Who doesn't remember the terrifying opening from Cliffhanger? It's iconic. We start with an aerial view of the breathtaking serenity and majesty of the Rocky Mountains when Hal (Michael Rooker) injures his knee and Gabe (Sylvester Stallone) is sent to rescue him and his girlfriend Sarah (Michelle Joyner) from 'the tower'. Only the rescue doesn't go according to plan, and Gabe subsequently finds himself holding Sarah's life in his hands, literally. I've no doubt that this opening sequence gave an entire generation acrophobia and vertigo in much the same way Jaws gave an entire generation thalassophobia, now there's a word I don't get to use everyday. It's a powerful, primal and evocative moment that will shatter a tight bond between a group of friends almost irrevocably. Overwhelmed by guilt and shame, Gabe leaves everyone, including his girlfriend Jessie (Janine Turner) for the best part of a year only to return to try persuade her to move away with him.
It's then that we cut to an audacious and precarious aerial robbery that's foiled halfway through as three bags of loot is scattered over the Rocky Mountains. Finding themselves in need of a guide, the terrorists, led by the ruthless Qualen (John Lithgow) send out a distress call to which both Gabe and Hal respond to, only to find themselves taken hostage and forced to track down the terrorists money for them knowing that their disposable witnesses the second they find their money for them.

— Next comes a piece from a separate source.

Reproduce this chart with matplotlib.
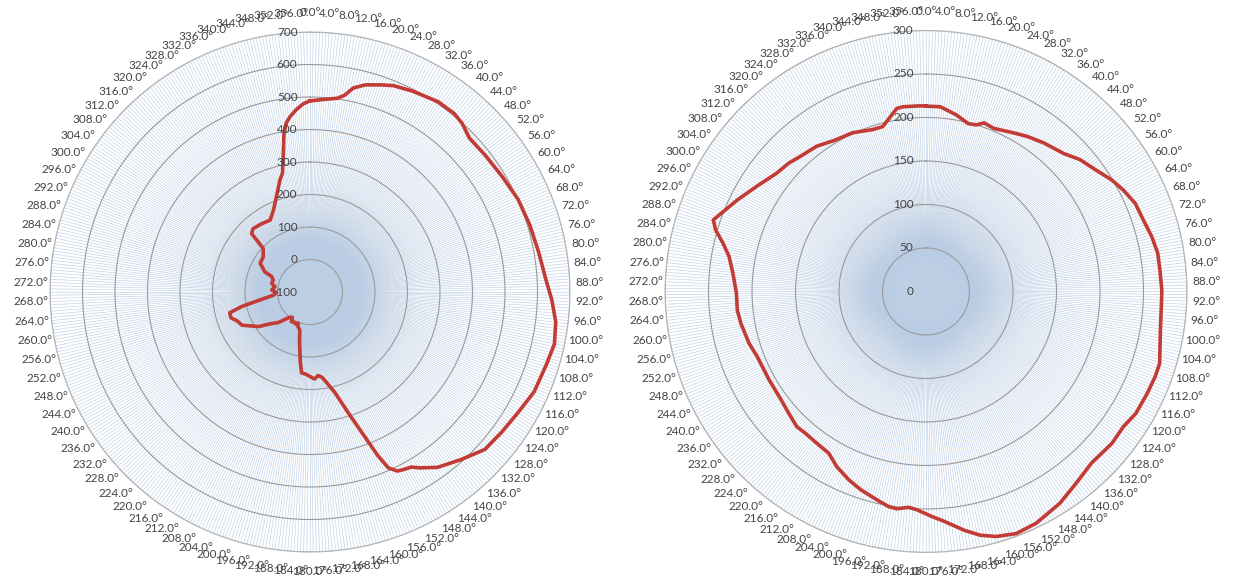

You could easily liken Cliffhanger to Die Hard, just trade in Nakatomi Tower for the Rocky Mountains and there you have it, more or less, but I don't think that's fair, one man taking on many is hardly unique to Die Hard. What I do like about Gabe though is that he's not an ex special forces soldier, or a cop, or a marine, he's just a climber, and an incredible climber at that. Gabe also has to overcome his own personal fears and get back on the mountains, and as he does he manages to escape and sets about rescuing his friend, maybe Gabe sees this as his chance at redemption.

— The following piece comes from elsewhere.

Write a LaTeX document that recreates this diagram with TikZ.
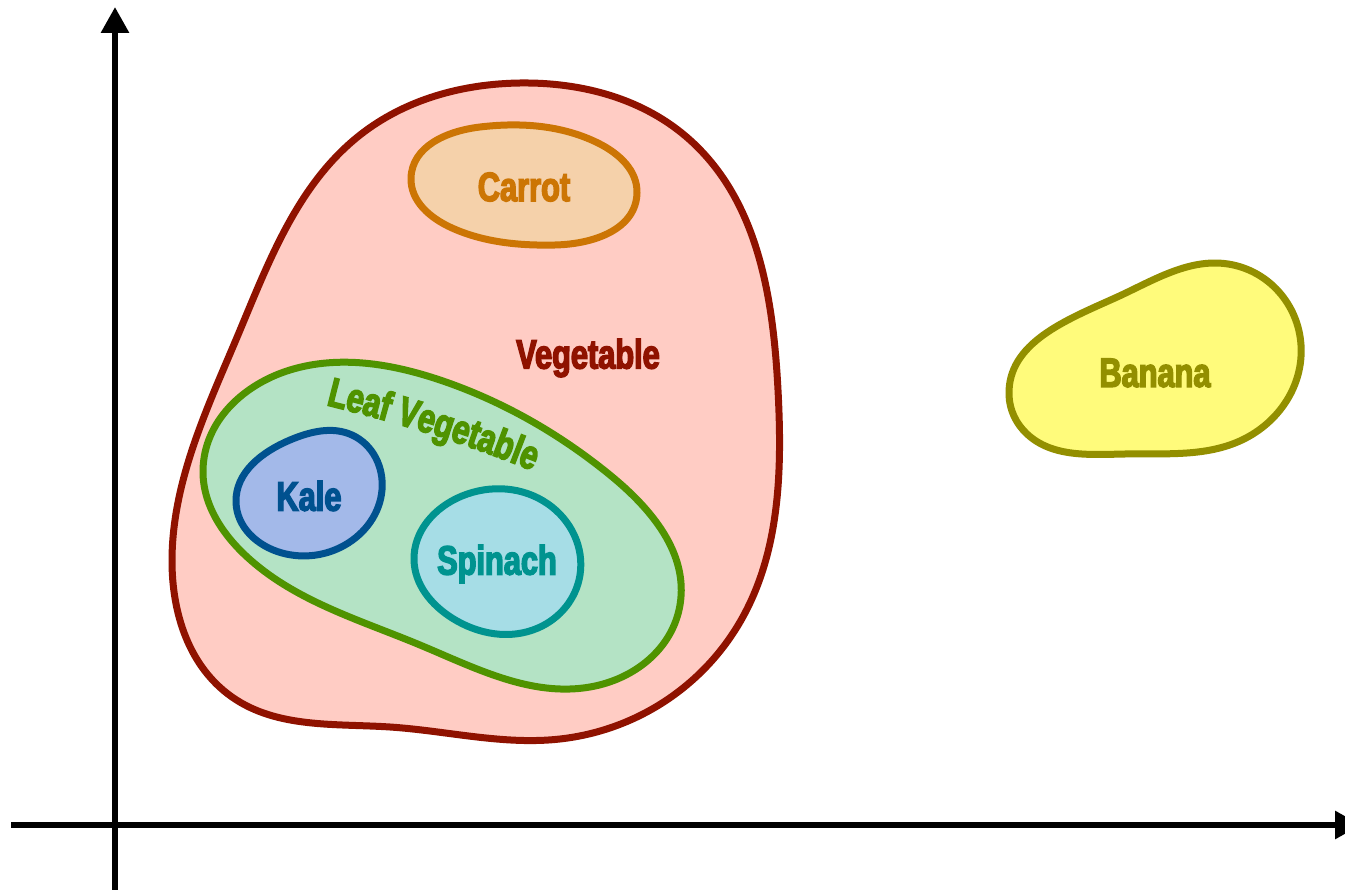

Gabe slowly begins to turn the tables on the terrorists through his intimate knowledge of the mountains, their situation, knowing where the money is, and through his sheer cunning and ingenuity as well. The stunts in Cliffhanger are truly amazing too, the things they do in this movie is mind-blowing, and for the most part, they're real. The action is intense, brutal and is often crafted around the Rocky Mountains themselves, utilizing certain elements and dangers of the mountains to their advantage. The score is very memorable and captures the broad and wondrous mountain landscapes beautifully, but then in the action sequences specifically, the score suddenly gets very generic and bland, there's a strange dichotomy going on there that needed some more work done.
Despite the incredibly tense and horrifyingly relatable opening sequence, who doesn't empathize with Sarah on some level? Cliffhanger does take some time to really find its stride, the pacing and editing are a bit sloppy in parts. There's some obvious model planes, rudimentary composition and noticeably fake sets, but given the scale and scope of the movie, that would have been hard to avoid. The acting was strong all around, even if John Lithgow was hamming it up, and all the other villains definitely left an impression as well, I loved to hate them and I felt immense satisfaction when those fuckers were dealt with.
I would have liked to have seen more of a reconciliation between Gabe and Hal at some point though, it's obvious that they're on good terms by the end, but we're not given much to go off. A simple look of acknowledgement between the two of them indicating that Hal finally forgave Gabe would have been good enough, but that never happens. Admittedly Cliffhanger can be a little rough around the edges, some tighter editing would have helped it, but flaws and all, I still find it to be one of the most underrated action movies of the 90s.